After the discussion about JR Holden playing for Russia this summer (and various other players on other teams), I thought I'd note a few interesting players found on the rosters of European teams in the Eurobasket 2009 Qualifiers. Bosnia & Herzegovina, JR Bremer (Ohio, 8.5, 2.2, 3.2); Bulgaria, Ibrahim Jaaber (New York, 16.0, 5.1, 3.5); the famous example of Great Britain, Luol Deng (Sudan, 24.2, 5.8, 3.8); israel, Chris Watson (New York, 2.0, .5); Austria, Deteri Mayes (Alabama, 13.3, 1.3, 1); Cyprus, JoJo Garcia (Nevada, 9.0, 4.8, .3); Georgia, Tyrone Ellis (Texas, 17.5, 4.0, 2.0); Ireland, Donnie McGrath (New York, 20.5, 4.0, 3.8); Ireland, Chris Bracey (Illinois, 14.8, 6.5, 1.0); Ireland, Jay Larranaga (North Carolina, 9.8, 3.3, 1); Ireland, Damian Matacz (Australia, 6.0, 3.8, .8); Ireland, Shane Power (Indiana); Montenegro, Omar Cook (New York, 5.0, 2.0, 5.5); Netherlands, Sam Jones (Illinois, 7.0, 0, 2.0).


----------



## Krstic All-Star (Mar 9, 2005)

Omar Cook is playing for Montenegro?
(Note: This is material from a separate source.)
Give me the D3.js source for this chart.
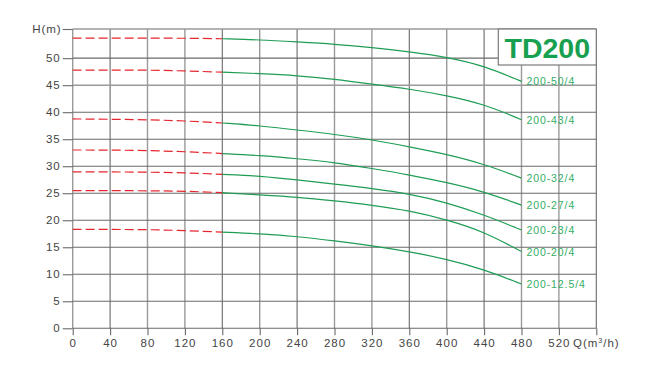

When did that happen?


----------



## Boris (Jun 30, 2005)

few mounths ago basketball federation of new formed montenegro and their coach dusko vujosevic asked him if he is intrested in playing for their country and they worked to get him montenegrian passport.


----------



## luther (Nov 2, 2007)

I thought the Ireland roster was funniest: seems a full third of their roster is non-Irish! That's taking things to the extreme.


----------



## Krstic All-Star (Mar 9, 2005)

The whole thing is getting bizarre...


----------